Day 64. Checking in. Today I feel that much of the chaser effect has subsided from my wet dream. This week has been busy at work and I am already looking forward to the weekend. I have been managing the stress of work much better than in the past. Typically my urges would spike when work was crazy. They are still more noticeable during stressful times but not nearly as bad as they used to be.
Checking in on day 23. I've had some trying times this week, mostly because I've been home alone for hours on end. I also watched several episodes of Narcos, which had some scenes that led me to lust after these women. I hate that feeling that bubbles up inside of me when this happens. It's exciting, and I instantly feel the urge to scratch the itch and release even more dopamine into my brain. It's very hard to slam the valve shut at this point, especially if I linger on those thoughts for any amount of time. It led to a few close calls, but I have not turned to P like I usually would. I did MO while looking at photos of my wife. I guess that technically this could be a reason to reset my counter, but I am not considering that necessary for two reasons: I do not see pictures of my wife as P, and it certainly isn't something that I would be ashamed of other people to know about. Second, one of the main reasons that I'm doing this challenge is so that I will turn my eyes away from other women and towards my wife, who I am blessed to have. In a way, MO to pictures of my wife is a sign that this process is working...in the past, I wouldn't have considered this and would have instead searched the depths of the internet to get my fix. I honestly feel like this is sound logic, but there is a small part that wonders if I'm making excuses.
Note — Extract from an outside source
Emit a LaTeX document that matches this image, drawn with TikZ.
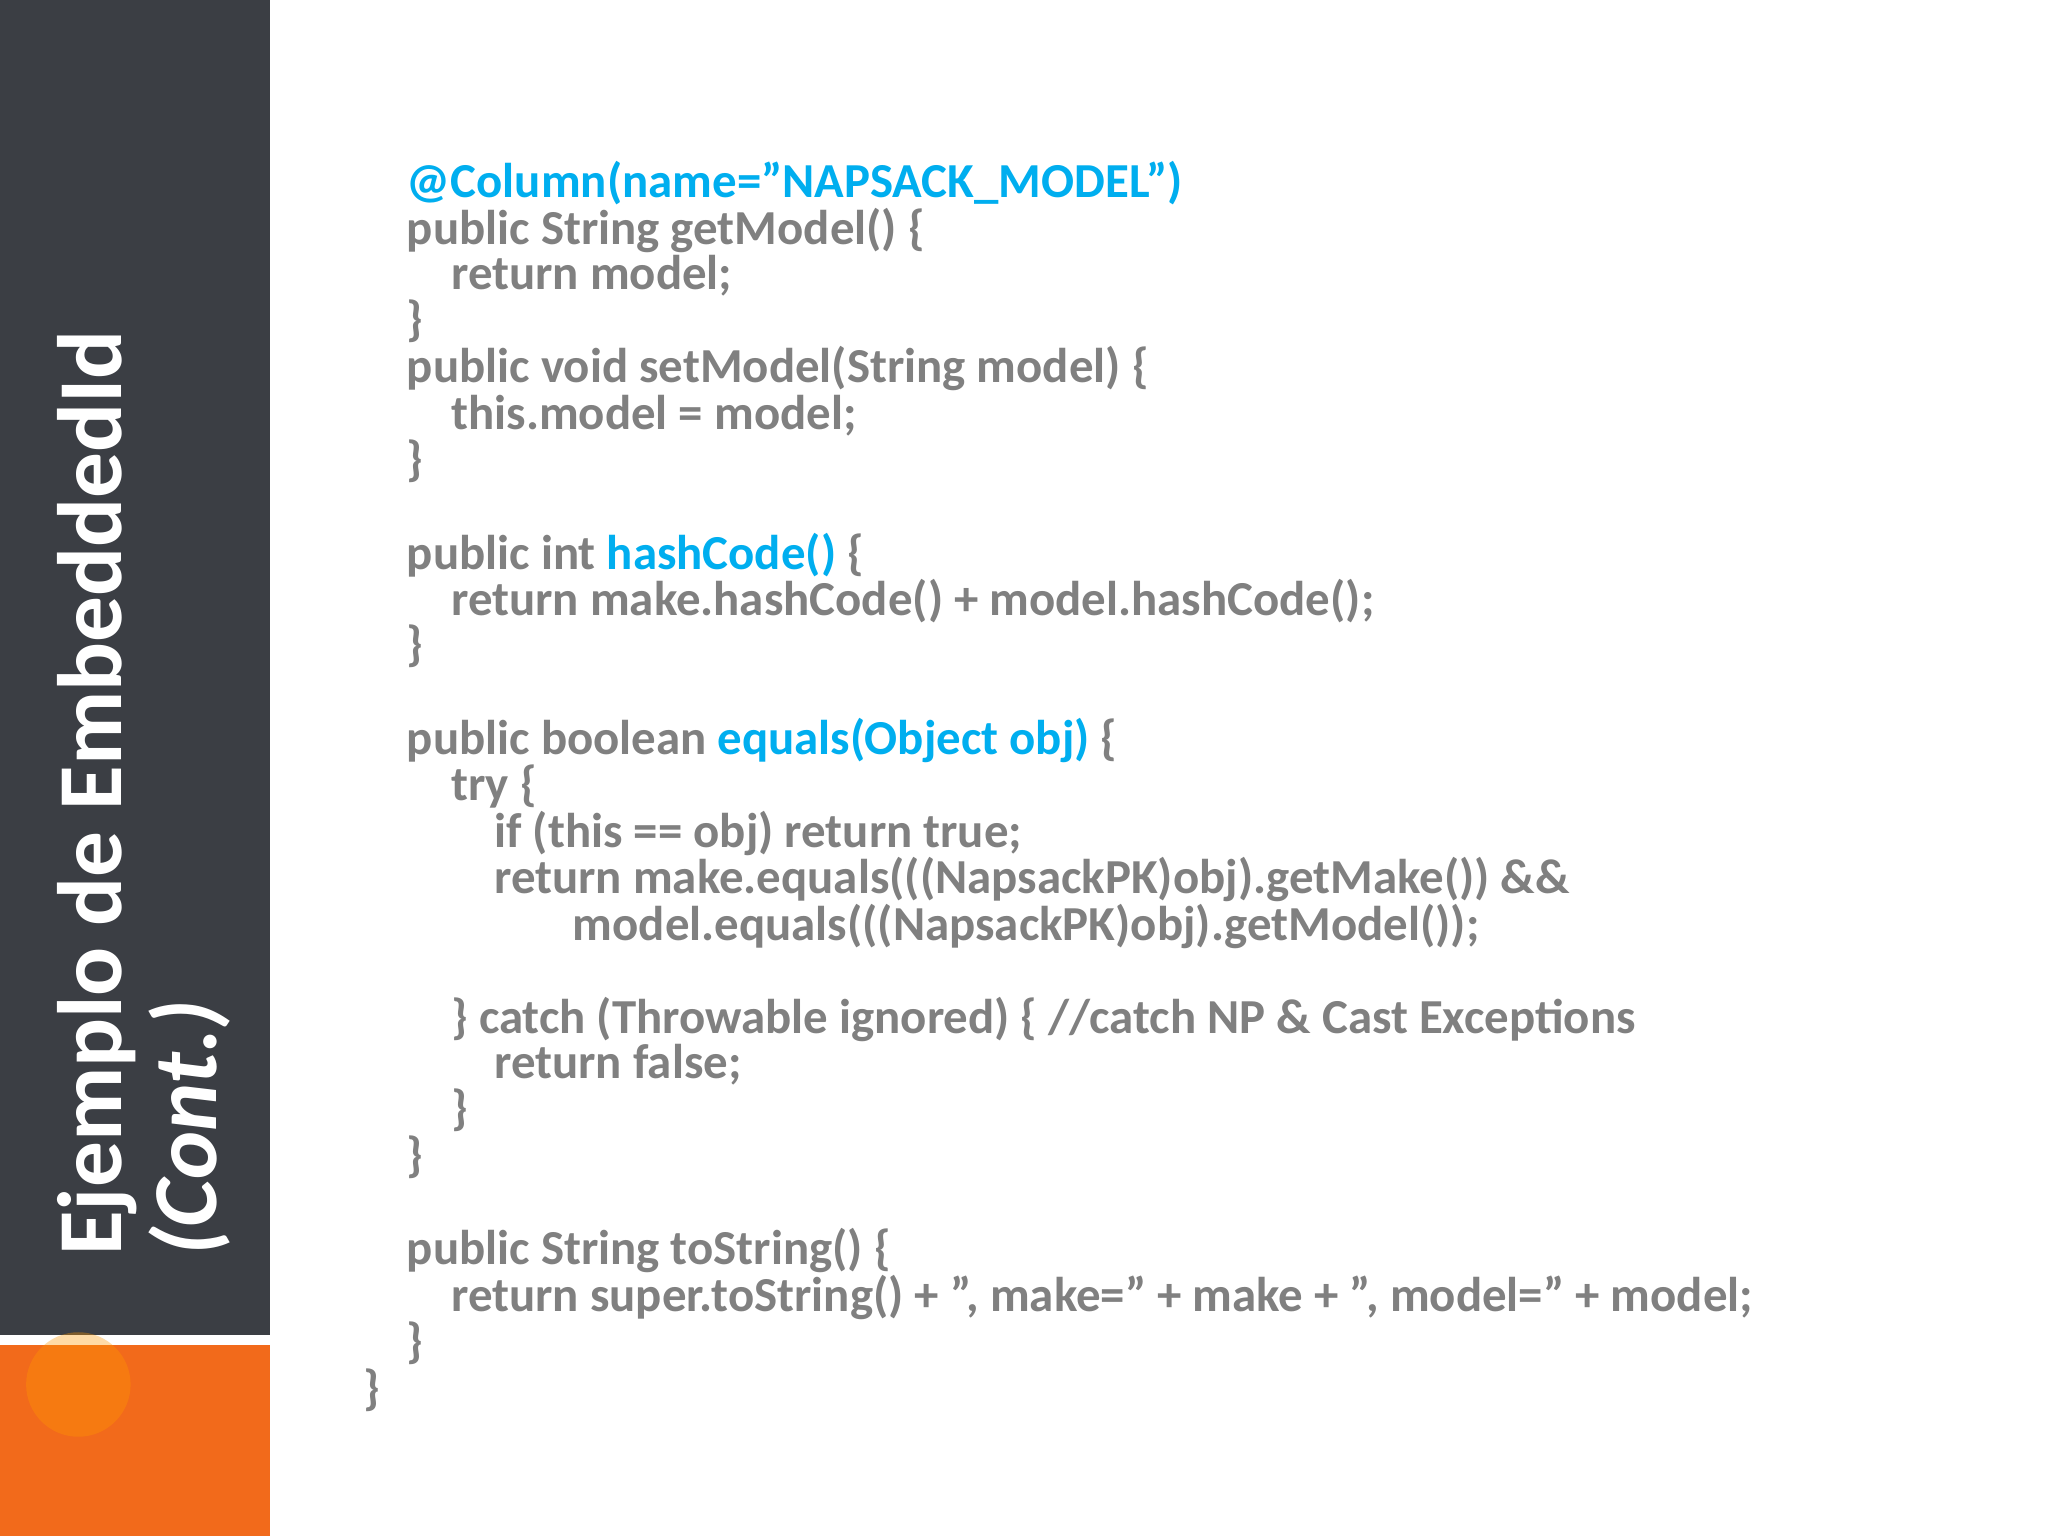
\documentclass[tikz,border=0pt]{standalone}
\usepackage{fontspec}
\setmainfont{Carlito}
\definecolor{codegray}{HTML}{808080}
\definecolor{codeblue}{HTML}{00AEEF}
\definecolor{darkbar}{HTML}{3B3E44}
\definecolor{orangebar}{HTML}{F26A1B}
\tikzset{code/.style={anchor=base west,inner sep=0pt,text=codegray,font=\bfseries\fontsize{13.9}{14}\selectfont},
title/.style={anchor=base west,inner sep=0pt,rotate=90,text=white,font=\bfseries\fontsize{26}{27}\selectfont}}
\newcommand{\bl}[1]{\textcolor{codeblue}{#1}}
\newcommand{\qq}{\symbol{34}}
\begin{document}
\begin{tikzpicture}[x=0.013061cm,y=-0.013061cm]
\useasboundingbox (0,0) rectangle (1568,1176);
\fill[white] (0,0) rectangle (1568,1176);
\fill[darkbar] (0,0) rectangle (207,1022);
\fill[orangebar] (0,1030) rectangle (207,1176);
\fill[orange!80!yellow,opacity=0.35] (60,1060) circle (40);
\node[title] (t1) at (93,962) {Ejemplo de EmbeddedId};
\node[title] (t2) at (166,962) {\itshape (Cont.)};
\node[code] (l1) at (311,151) {\bl{@Column(name=\qq NAPSACK\_MODEL\qq)}};
\node[code] (l2) at (311,187) {public String getModel() \{};
\node[code] (l3) at (345,222) {return model;};
\node[code] (l4) at (311,257) {\}};
\node[code] (l5) at (311,293) {public void setModel(String model) \{};
\node[code] (l6) at (345,329) {this.model = model;};
\node[code] (l7) at (311,364) {\}};
\node[code] (l8) at (311,436) {public int \bl{hashCode()} \{};
\node[code] (l9) at (345,471) {return make.hashCode() + model.hashCode();};
\node[code] (l10) at (311,506) {\}};
\node[code] (l11) at (311,578) {public boolean \bl{equals(Object obj)} \{};
\node[code] (l12) at (345,613) {try \{};
\node[code] (l13) at (378,649) {if (this == obj) return true;};
\node[code] (l14) at (378,684) {return make.equals(((NapsackPK)obj).getMake()) \&\&};
\node[code] (l15) at (438,720) {model.equals(((NapsackPK)obj).getModel());};
\node[code] (l16) at (345,791) {\} catch (Throwable ignored) \{ //catch NP \& Cast Exceptions};
\node[code] (l17) at (378,826) {return false;};
\node[code] (l18) at (345,861) {\}};
\node[code] (l19) at (311,897) {\}};
\node[code] (l20) at (311,968) {public String toString() \{};
\node[code] (l21) at (345,1004) {return super.toString() + \qq, make=\qq{} + make + \qq, model=\qq{} + model;};
\node[code] (l22) at (311,1039) {\}};
\node[code] (l23) at (278,1075) {\}};
\end{tikzpicture}
\end{document}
I will strive not to do this again in the future so that I won't enter this gray area, but I don't feel that this has tainted my accomplishments thus far and I will keep moving forward. If you all disagree with me, let me know, as I'd like to be in good standing with this challenge. Be well, everyone!
Thank you for sharing! I think it is up to you if you reset your counter. Everybody has different goals that he pursues by doing this challenge. But in my honest opinion I would recommend you not to do it again. As you said, a part of you is wondering if you are making excuses. I think this is not a good sign, it means that a part of you considers this to be a kind of behaviour that you are not fully satisfied with. I experienced similar feelings in past streaks when I did sth. arousing like fishing or looking at a picture for a couple of seconds. I would not consider these things a relapse either, but the occurance of such behavioral patterns is definately a warning. I knew I did something that I wanted to stop doing and it felt like cheating the challenge by doing arousing things that do not equal a relapse and in consequence do not set back the counter.
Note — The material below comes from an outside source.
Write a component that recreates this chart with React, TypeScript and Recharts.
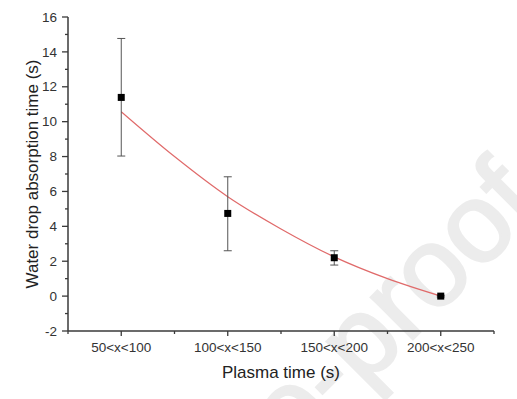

I'm at 18 days clean. Honestly after reading The Easy_Peasy Method I've never felt more sure of defeating PMO. I have not peeked once in the last 18 days nor have I fantasied about any sexual moments with any women. I have not suffered any chaser effects after making love to my wife. I am more devoted to her and no longer see women for just their bodies. It's been 6 months since I re-joined NoFap and although this is nowhere near the length of my longest streak in the past 6 months (59 days) I feel like it will break all my records. Today is also 181 days since my last alcoholic beverage. Later this year I'm determined to get this many days from my LAST PMO session. I have deleted all blockers as I'm no longer using the willpower method.
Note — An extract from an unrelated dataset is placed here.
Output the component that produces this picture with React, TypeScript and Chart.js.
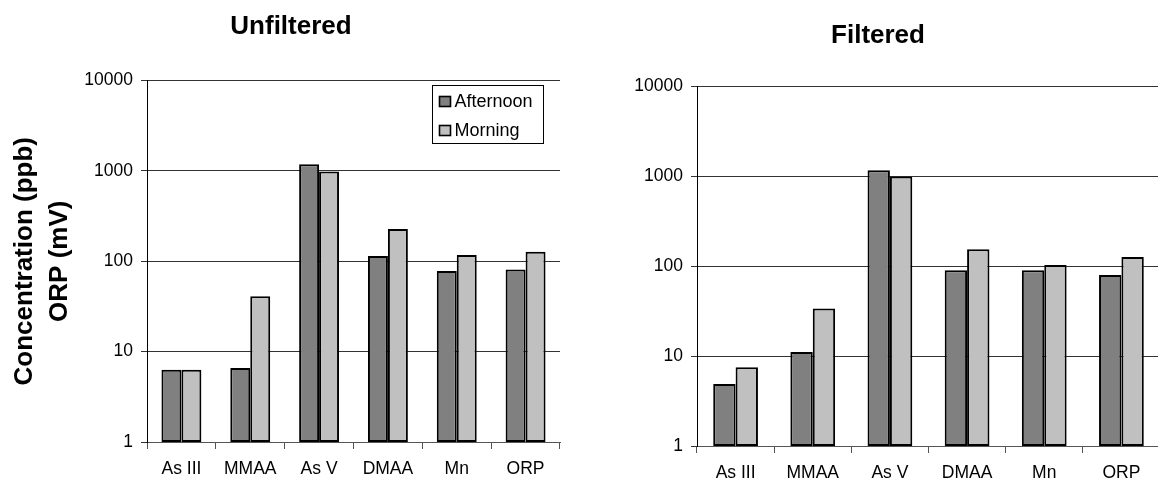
import React, { useEffect, useRef } from "react";
import { Chart, registerables } from "chart.js";

Chart.register(...registerables);

// ---- data ----
const categories = ["As III", "MMAA", "As V", "DMAA", "Mn", "ORP"];
const seriesNames = ["Afternoon", "Morning"];
const unfilteredAfternoon = [6.3, 6.6, 1185, 114, 78, 81];
const unfilteredMorning = [6.3, 41, 984, 228, 117, 127];
const filteredAfternoon = [4.9, 11.1, 1171, 90, 90, 80];
const filteredMorning = [7.5, 33.8, 995, 155, 103.5, 127];
const yTickValues = [1, 10, 100, 1000, 10000];
const axisTitleLines = ["Concentration (ppb)", "ORP (mV)"];

const FONT = '"Liberation Sans", Arial, Helvetica, sans-serif';
const seriesColors = ["#808080", "#C0C0C0"];

const boxLegend = {
  id: "boxLegend",
  afterDraw(chart: any, _args: any, opts: any) {
    if (!opts || !opts.show) return;
    const { ctx, chartArea } = chart;
    const x = Math.round(chartArea.right - 128);
    const y = Math.round(chartArea.top + 4);
    const w = 111;
    const h = 58;
    ctx.save();
    ctx.fillStyle = "#fff";
    ctx.fillRect(x, y, w, h);
    ctx.strokeStyle = "#000";
    ctx.lineWidth = 1;
    ctx.strokeRect(x + 0.5, y + 0.5, w, h);
    chart.data.datasets.forEach((ds: any, i: number) => {
      const cy = y + 16.5 + i * 29;
      ctx.fillStyle = ds.backgroundColor;
      ctx.fillRect(x + 7, cy - 5.5, 12, 11);
      ctx.lineWidth = 1.6;
      ctx.strokeStyle = "#000";
      ctx.strokeRect(x + 7.5, cy - 5, 11, 10);
      ctx.fillStyle = "#000";
      ctx.font = `18px ${FONT}`;
      ctx.textBaseline = "middle";
      ctx.textAlign = "left";
      ctx.fillText(ds.label, x + 22.5, cy + 1);
    });
    ctx.restore();
  },
};

const headTitle = {
  id: "headTitle",
  afterDraw(chart: any, _args: any, opts: any) {
    if (!opts || !opts.text) return;
    const { ctx } = chart;
    ctx.save();
    ctx.fillStyle = "#000";
    ctx.font = `bold 26px ${FONT}`;
    ctx.textAlign = "center";
    ctx.textBaseline = "middle";
    ctx.fillText(opts.text, opts.x, opts.y);
    ctx.restore();
  },
};

function makeConfig(p: {
  title: string;
  titleX: number;
  titleY: number;
  afternoon: number[];
  morning: number[];
  yWidth: number;
  padRight: number;
  padTop: number;
  xHeight: number;
  yTitle: boolean;
  legend: boolean;
}): any {
  return {
    type: "bar",
    data: {
      labels: categories,
      datasets: [
        {
          label: seriesNames[0],
          data: p.afternoon,
          backgroundColor: seriesColors[0],
          borderColor: "#000",
          borderWidth: 2,
          borderSkipped: false,
        },
        {
          label: seriesNames[1],
          data: p.morning,
          backgroundColor: seriesColors[1],
          borderColor: "#000",
          borderWidth: 2,
          borderSkipped: false,
        },
      ],
    },
    plugins: [boxLegend, headTitle],
    options: {
      animation: false,
      responsive: false,
      devicePixelRatio: 1,
      layout: { padding: { left: 0, right: p.padRight, top: p.padTop, bottom: 0 } },
      datasets: { bar: { categoryPercentage: 0.58, barPercentage: 1 } },
      plugins: {
        legend: { display: false },
        tooltip: { enabled: false },
        title: { display: false },
        boxLegend: { show: p.legend },
        headTitle: { text: p.title, x: p.titleX, y: p.titleY },
      },
      scales: {
        x: {
          type: "category",
          offset: true,
          grid: {
            offset: true,
            drawOnChartArea: false,
            drawTicks: true,
            tickLength: 7,
            color: "#555",
          },
          border: { color: "#555", width: 1 },
          ticks: {
            color: "#000",
            font: { family: FONT, size: 17.5 },
            padding: 10,
            maxRotation: 0,
            autoSkip: false,
          },
          afterFit: (s: any) => {
            s.height = p.xHeight;
          },
        },
        y: {
          type: "logarithmic",
          min: 1,
          max: 10000,
          afterBuildTicks: (s: any) => {
            s.ticks = yTickValues.map((v) => ({ value: v }));
          },
          ticks: {
            color: "#000",
            font: { family: FONT, size: 17.5 },
            padding: 8,
            callback: (v: any) => String(v),
          },
          grid: { color: "#333", tickLength: 6, lineWidth: 1 },
          border: { color: "#000", width: 1 },
          title: {
            display: p.yTitle,
            text: axisTitleLines,
            color: "#000",
            font: { family: FONT, size: 26, weight: "bold", lineHeight: 1.33 },
            padding: { top: 8, bottom: 0 },
          },
          afterFit: (s: any) => {
            s.width = p.yWidth;
          },
        },
      },
    },
  };
}

function BarChart(props: { left: number; width: number; config: () => any }) {
  const ref = useRef<HTMLCanvasElement | null>(null);
  useEffect(() => {
    const chart = new Chart(ref.current as HTMLCanvasElement, props.config());
    return () => chart.destroy();
  }, []);
  return (
    <canvas
      ref={ref}
      width={props.width}
      height={480}
      style={{
        position: "absolute",
        left: props.left,
        top: 0,
        width: props.width,
        height: 480,
        display: "block",
      }}
    />
  );
}

export default function App() {
  return (
    <div
      style={{
        position: "fixed",
        left: 0,
        top: 0,
        width: 1158,
        height: 480,
        overflow: "hidden",
        background: "#fff",
      }}
    >
      <BarChart
        left={0}
        width={580}
        config={() =>
          makeConfig({
            title: "Unfiltered",
            titleX: 291,
            titleY: 26.5,
            afternoon: unfilteredAfternoon,
            morning: unfilteredMorning,
            yWidth: 147,
            padRight: 20,
            padTop: 80.5,
            xHeight: 38,
            yTitle: true,
            legend: true,
          })
        }
      />
      <BarChart
        left={580}
        width={596}
        config={() =>
          makeConfig({
            title: "Filtered",
            titleX: 298,
            titleY: 35.5,
            afternoon: filteredAfternoon,
            morning: filteredMorning,
            yWidth: 117,
            padRight: 16,
            padTop: 86.5,
            xHeight: 34,
            yTitle: false,
            legend: false,
          })
        }
      />
    </div>
  );
}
Day 120 complete. Read something really good about shame today: "We are accepted in Christ, secure in Christ, and significant in Christ. Shame attacks these truths. Shame is like the grooved part of the highway on the side of the road. When we veer off the road, it lets us know when we are drifting from the truth. When a person feels shame, it can be an indicator that they have a wrong basis for their identity. It may indicate they are trying to achieve or earn their identity. This san opportunity to acknowledge wrong thinking and embrace their identity in Christ by faith. When a person is fearful of being honest about a failure or relapse, that is an indicator they may have slipped back into a pattern of pleasing people. When they recognize they are feeling shame, they should meditate on the truth of who they are in Christ. Instead of shame reinforcing a shame identity, it can be a reminder to renew their minds with God's truth." (The Freedom Fight, Ted Shimer)
i feel you bro . trust me, no one is going to break the Fellowship it´s just me and my frustration (and pressure) from resetting the counter over and over again. in fact, i feel i needed to let go of counting, perhaps it was the next level of my reboot, i don´t know. all i know is once i stopped counting i feel relieved and at peace. however there´s a huge wave of support to counting and the quest of the ring from most members of the Fellowship. that makes me happy because it means the challenge is working be at peace bro. I´m still here and i will continue being here , just in a different way. but ei, i register the day of my last pmo session, maybe one day i will do the math, and show a streak again . Who knows?
i can see that happen very clearly bro. It´s called loss of reboot capital. JK Emezi calls reboot capital the degree of mental determination that we have towards the reboot, our level of focus. once we stop engaging in good habits (and consequentely promoting the bad ones), the loss of capital is happening. so, in a downward spiral (which can last days, even weeks), it´s only a matter of time until a major setback happens and we engage in a pmo session. seek the point where you started losing reboot capital bro. and why. it´s crucial for your personal improvement.
well, you put me on a difficult position bro. but i see you acted in innocence so this might work out for you first, you are making excuses. addicts do that all the time: "but it was just bikini photos", "but it was softcore", "it was just masturbation", and that ultimate excuse is very refined: "but it was my wife" see, when we objectify someone, we are deprived humanity from that person, it doesn´t matter if it´s a pornstar, a co-worker, your neightbour or your wife. masturbation implies stripping a person from his personal traits and focus on the body, objectify it for your own needs. if you were so passionate to her, why not make genuine sex? why choose masturbation? you´re still getting your fix bro. what happened was that your addicted mind came up with an extremely refined excuse to masturbate. and of course, this is just the first level... so, i believe you were caught in a trap, and you really thought that you weren´t sliping. with that in mind, if no one in the Fellowship opposes, i can let you pass anyway, this is a very sensitive situation and no more similar slips will be allowed. Stay sharp bro
There is a rough way to find out if it was a way to get your fix...Answer yourself this "Did you/would you tell your wife about it?" and check how the answer makes you feel. Now, as a single person in his 30's, living with his parents, my input might not be the best one to take notice of, yet you are depriving your wife of your thoughts and create a separate reality that she is not aware of, a reality that might not be on par when the real reality sets in. And when some certain expectations (that only you know about) are not met, the feeling of disappointment appears. And as more of these events occur, the relapse is on it's way.